YOUR OBJECTIVE
Going through the material below, please gather all lines with the word "this" in them.
━━━ DATA EXTRACT ━━━
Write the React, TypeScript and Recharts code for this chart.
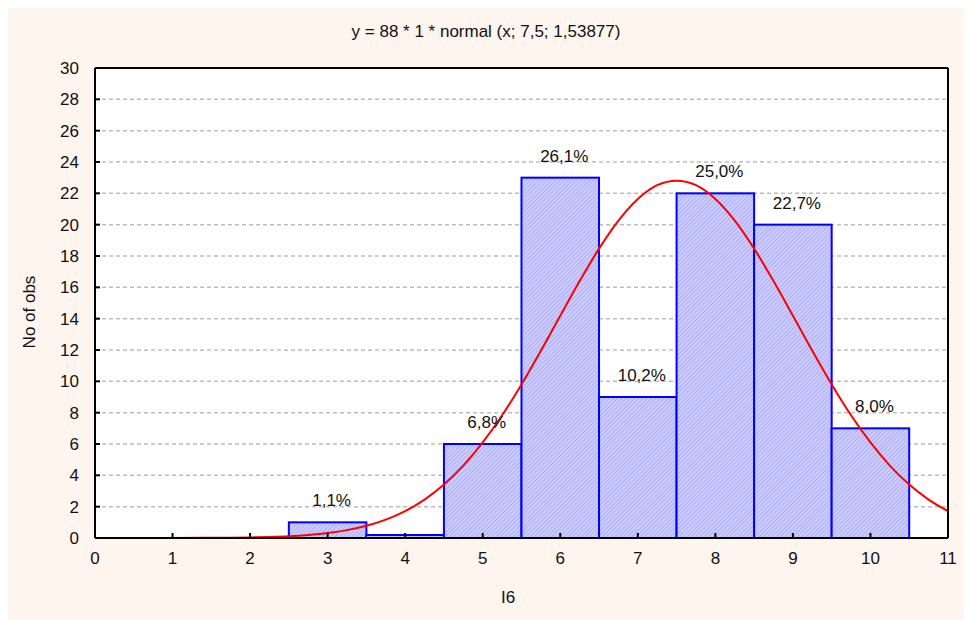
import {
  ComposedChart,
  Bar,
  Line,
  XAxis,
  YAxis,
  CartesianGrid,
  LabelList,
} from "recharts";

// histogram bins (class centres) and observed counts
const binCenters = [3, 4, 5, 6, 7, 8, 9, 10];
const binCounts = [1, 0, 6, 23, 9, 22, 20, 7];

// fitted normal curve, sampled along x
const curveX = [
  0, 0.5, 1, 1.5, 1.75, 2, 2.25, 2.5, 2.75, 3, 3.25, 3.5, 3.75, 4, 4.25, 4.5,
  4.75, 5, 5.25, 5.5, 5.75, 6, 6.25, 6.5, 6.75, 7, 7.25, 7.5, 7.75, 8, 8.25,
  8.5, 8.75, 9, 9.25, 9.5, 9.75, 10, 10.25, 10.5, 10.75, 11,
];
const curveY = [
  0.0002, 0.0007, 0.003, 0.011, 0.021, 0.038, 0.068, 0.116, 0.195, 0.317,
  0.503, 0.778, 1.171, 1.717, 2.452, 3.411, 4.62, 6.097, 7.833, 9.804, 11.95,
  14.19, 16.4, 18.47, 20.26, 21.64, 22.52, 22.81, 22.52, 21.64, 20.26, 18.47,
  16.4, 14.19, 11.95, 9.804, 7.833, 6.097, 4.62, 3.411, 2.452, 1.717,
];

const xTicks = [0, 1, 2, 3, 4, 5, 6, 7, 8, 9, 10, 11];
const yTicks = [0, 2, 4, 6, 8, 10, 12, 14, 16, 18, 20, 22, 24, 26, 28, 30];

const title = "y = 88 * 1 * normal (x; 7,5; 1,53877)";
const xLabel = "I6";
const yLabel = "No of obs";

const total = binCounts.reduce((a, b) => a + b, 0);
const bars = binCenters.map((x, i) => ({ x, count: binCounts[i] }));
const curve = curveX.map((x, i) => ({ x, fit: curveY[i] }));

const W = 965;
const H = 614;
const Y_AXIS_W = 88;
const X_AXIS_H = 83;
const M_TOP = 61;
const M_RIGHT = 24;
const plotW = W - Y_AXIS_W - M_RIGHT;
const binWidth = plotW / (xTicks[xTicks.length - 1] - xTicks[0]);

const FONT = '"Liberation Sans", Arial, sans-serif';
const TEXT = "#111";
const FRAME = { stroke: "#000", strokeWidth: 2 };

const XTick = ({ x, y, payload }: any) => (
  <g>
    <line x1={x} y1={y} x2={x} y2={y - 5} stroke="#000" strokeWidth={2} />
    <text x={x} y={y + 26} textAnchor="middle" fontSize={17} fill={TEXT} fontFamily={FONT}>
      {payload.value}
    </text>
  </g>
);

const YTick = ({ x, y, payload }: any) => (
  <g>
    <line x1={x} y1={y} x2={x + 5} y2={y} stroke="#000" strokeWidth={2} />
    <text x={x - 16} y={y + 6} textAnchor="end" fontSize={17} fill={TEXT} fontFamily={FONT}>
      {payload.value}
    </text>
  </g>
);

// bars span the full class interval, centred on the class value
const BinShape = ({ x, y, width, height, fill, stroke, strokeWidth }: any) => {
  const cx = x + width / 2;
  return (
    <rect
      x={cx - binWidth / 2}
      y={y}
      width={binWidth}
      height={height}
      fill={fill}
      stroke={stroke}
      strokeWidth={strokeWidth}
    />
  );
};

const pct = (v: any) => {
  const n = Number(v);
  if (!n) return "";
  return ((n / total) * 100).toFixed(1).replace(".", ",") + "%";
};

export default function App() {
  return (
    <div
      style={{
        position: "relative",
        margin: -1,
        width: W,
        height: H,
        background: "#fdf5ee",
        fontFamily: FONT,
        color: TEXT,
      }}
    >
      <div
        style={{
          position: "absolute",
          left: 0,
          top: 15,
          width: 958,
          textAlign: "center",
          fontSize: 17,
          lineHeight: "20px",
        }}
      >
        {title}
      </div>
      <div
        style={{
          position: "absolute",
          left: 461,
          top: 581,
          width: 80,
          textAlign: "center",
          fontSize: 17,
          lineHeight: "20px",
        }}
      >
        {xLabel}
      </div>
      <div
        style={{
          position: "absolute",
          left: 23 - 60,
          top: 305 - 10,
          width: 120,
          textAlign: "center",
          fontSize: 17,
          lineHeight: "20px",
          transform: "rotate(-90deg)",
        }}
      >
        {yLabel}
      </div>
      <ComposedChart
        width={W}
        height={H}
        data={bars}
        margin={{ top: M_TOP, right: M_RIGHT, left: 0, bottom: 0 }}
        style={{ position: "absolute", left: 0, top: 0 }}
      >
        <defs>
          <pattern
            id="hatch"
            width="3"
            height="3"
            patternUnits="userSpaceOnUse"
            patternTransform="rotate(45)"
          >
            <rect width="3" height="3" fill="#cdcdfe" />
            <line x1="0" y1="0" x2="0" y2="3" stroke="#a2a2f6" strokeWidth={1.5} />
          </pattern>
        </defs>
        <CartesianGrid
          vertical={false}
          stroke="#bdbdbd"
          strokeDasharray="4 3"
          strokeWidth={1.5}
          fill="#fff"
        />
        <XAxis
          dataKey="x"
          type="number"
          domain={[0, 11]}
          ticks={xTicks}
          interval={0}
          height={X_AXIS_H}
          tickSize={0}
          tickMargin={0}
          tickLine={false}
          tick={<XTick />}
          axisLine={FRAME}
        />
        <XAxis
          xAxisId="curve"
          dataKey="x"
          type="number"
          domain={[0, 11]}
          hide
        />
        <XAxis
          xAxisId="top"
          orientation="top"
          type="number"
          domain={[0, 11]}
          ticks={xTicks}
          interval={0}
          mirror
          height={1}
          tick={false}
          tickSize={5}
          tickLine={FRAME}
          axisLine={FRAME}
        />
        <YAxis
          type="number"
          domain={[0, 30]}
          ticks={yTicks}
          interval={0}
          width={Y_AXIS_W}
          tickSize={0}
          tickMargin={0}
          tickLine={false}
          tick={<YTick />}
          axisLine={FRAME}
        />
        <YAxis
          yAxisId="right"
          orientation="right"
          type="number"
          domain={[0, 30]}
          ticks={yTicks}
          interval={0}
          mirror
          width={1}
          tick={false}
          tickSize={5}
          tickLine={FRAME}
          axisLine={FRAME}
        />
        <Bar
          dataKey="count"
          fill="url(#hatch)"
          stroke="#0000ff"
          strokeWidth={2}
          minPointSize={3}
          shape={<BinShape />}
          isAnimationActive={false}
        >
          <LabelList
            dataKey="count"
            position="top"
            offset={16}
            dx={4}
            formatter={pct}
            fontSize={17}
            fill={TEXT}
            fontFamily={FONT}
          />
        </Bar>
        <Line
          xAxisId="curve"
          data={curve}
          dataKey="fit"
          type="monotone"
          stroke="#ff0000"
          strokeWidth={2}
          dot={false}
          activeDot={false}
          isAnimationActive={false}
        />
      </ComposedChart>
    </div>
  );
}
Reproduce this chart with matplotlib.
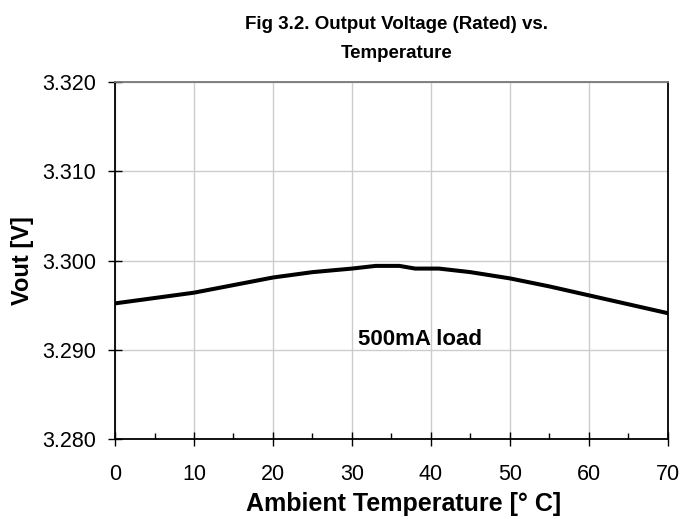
━━━
EXPECTED OUTPUT
Write the React, TypeScript and Recharts code for this chart.
Reproduce this chart with matplotlib.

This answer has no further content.